Hi guys Im new to carbon fiber and was looking at making some car engine covers and parts. I was wondering what was the best resin to use and the one Im currently using is only rated upto 60 degrees celcius. Any help would be appreciated.
Cheers
Hi guys Im new to carbon fiber and was looking at making some car engine covers and parts. I was wondering what was the best resin to use and the one Im currently using is only rated upto 60 degrees celcius. Any help would be appreciated.
Cheers
You’re in Aus, so you might be a bit out of luck. I haven’t come across any very high temperature resins here yet, nothing affordable anyway.
That said, I use Renlam K3600 (top Tg of 93 degrees) on engine bay parts in race cars, and they haven’t had any issues. To be honest, no covers are going to get much hotter than 100-110, and your resin isn’t going to melt into nothing. You might notice some print happening, but even then it isn’t much.

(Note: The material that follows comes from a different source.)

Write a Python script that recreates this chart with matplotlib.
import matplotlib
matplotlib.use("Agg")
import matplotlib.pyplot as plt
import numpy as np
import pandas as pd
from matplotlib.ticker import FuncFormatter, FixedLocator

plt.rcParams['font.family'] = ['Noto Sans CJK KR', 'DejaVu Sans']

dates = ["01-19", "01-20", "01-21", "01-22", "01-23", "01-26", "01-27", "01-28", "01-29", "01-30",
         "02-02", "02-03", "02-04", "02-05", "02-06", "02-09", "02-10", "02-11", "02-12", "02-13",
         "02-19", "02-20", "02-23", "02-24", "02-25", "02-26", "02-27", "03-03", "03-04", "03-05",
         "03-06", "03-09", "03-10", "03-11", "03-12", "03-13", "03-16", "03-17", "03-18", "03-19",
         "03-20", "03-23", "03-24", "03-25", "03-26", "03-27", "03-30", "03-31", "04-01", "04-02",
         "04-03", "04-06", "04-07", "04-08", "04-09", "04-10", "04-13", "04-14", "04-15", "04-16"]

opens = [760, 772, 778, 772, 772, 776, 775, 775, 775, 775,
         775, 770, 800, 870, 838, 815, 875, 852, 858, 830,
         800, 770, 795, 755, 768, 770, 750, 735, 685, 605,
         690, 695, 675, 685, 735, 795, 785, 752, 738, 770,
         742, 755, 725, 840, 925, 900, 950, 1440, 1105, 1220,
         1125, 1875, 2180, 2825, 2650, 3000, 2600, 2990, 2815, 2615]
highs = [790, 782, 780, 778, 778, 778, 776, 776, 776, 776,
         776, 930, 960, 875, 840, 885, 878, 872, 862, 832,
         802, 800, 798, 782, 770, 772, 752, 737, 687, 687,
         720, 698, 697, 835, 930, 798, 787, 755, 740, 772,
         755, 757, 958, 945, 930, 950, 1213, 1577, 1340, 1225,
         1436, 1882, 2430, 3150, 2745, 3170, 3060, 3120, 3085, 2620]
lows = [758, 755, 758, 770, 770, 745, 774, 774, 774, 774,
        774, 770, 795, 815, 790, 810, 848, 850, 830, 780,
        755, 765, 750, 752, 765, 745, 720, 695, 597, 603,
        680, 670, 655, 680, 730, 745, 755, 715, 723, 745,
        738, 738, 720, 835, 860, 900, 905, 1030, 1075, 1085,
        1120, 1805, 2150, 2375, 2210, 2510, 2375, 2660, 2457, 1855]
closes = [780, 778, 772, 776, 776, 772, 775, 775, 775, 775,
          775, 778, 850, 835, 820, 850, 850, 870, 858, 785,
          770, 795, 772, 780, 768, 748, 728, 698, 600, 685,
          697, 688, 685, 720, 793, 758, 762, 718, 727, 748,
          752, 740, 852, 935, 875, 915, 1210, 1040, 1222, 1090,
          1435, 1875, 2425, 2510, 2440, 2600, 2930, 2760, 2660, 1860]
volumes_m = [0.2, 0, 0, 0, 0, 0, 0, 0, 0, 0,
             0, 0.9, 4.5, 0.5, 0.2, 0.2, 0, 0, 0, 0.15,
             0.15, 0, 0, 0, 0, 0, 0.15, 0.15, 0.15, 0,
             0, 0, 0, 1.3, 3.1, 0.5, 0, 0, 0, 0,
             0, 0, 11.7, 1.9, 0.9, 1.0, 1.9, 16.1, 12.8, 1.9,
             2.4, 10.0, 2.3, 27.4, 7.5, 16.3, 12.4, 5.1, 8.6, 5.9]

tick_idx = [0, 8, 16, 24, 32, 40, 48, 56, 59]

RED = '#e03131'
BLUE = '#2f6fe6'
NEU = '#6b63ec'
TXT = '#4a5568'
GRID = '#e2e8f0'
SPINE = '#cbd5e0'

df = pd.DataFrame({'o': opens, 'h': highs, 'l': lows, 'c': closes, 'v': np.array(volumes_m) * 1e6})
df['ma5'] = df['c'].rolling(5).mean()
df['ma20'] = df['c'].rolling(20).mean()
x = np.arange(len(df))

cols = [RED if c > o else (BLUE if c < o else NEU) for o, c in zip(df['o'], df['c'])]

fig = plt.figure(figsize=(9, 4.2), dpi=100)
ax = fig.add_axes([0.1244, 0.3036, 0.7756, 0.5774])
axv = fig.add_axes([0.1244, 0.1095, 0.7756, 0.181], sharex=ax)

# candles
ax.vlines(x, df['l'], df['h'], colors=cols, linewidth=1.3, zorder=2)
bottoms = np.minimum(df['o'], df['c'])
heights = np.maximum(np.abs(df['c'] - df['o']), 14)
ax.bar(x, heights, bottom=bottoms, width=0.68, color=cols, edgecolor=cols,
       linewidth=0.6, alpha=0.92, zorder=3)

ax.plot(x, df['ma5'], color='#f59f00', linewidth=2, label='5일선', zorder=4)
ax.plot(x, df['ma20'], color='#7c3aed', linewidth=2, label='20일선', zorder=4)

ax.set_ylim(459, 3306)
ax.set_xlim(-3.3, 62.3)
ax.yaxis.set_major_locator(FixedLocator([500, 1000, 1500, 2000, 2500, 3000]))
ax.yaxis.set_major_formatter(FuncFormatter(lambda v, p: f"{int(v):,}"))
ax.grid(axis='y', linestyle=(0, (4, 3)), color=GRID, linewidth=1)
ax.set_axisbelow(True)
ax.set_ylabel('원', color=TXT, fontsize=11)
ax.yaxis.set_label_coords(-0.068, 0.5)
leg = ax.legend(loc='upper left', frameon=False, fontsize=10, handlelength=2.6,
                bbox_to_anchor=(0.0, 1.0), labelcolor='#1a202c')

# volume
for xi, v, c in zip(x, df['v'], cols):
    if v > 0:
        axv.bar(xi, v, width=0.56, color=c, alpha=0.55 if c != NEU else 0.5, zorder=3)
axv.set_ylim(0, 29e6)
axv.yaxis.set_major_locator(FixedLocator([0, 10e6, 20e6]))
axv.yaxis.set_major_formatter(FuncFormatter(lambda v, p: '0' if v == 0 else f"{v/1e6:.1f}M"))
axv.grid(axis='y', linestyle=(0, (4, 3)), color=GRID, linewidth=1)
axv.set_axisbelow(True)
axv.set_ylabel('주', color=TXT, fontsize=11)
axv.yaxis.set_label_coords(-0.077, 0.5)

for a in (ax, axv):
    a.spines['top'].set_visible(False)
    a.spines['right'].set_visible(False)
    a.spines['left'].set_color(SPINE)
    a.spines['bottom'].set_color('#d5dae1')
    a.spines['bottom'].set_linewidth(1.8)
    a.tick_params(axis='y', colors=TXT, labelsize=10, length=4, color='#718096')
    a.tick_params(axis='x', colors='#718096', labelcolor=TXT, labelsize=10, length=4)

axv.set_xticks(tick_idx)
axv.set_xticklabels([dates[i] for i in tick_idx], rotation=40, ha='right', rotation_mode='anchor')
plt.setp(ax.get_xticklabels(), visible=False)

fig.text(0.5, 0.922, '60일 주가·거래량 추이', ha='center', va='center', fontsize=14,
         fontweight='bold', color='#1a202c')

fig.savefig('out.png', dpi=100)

thank you Hanaldo, yeah the highest temp resin ive been able to find goes to 90. but was wanting to eventually do the rockers and thinkgs like that down the track
I’ve done rockers for a 1000hp GTO Monaro with the Renlam K3600 and they are still fine. Admittedly I did use an aluminium base, which probably prevents any distortion.
It’s something you need to think about regardless with rocker covers, they have a sealing face which needs to be perfectly flat and not move at all. Composites aren’t totally suited to that, hence why I built those ones with an aly flange. Not to hard if you’ve got a local laser cutting facility, the flanges only cost about $130 to get done.
Vessvute, noticed you’re in QLD - where do you source all of your resins?
cpalada I have been ordering it through play with carbon which is in nsw, but have only just found a locally distribution center around the corner in wacol. (i have forgotten their name). dont really know anywhere else to purchase it from.
Talk to Anthony from ATL composites (kinetics resin) , the boys from CG Composites , also Simon from lavender composites all great guys to deal with. I’m sure they will fill your needs.
Tim
Vinylester will generally handle higher temps than regular epoxies.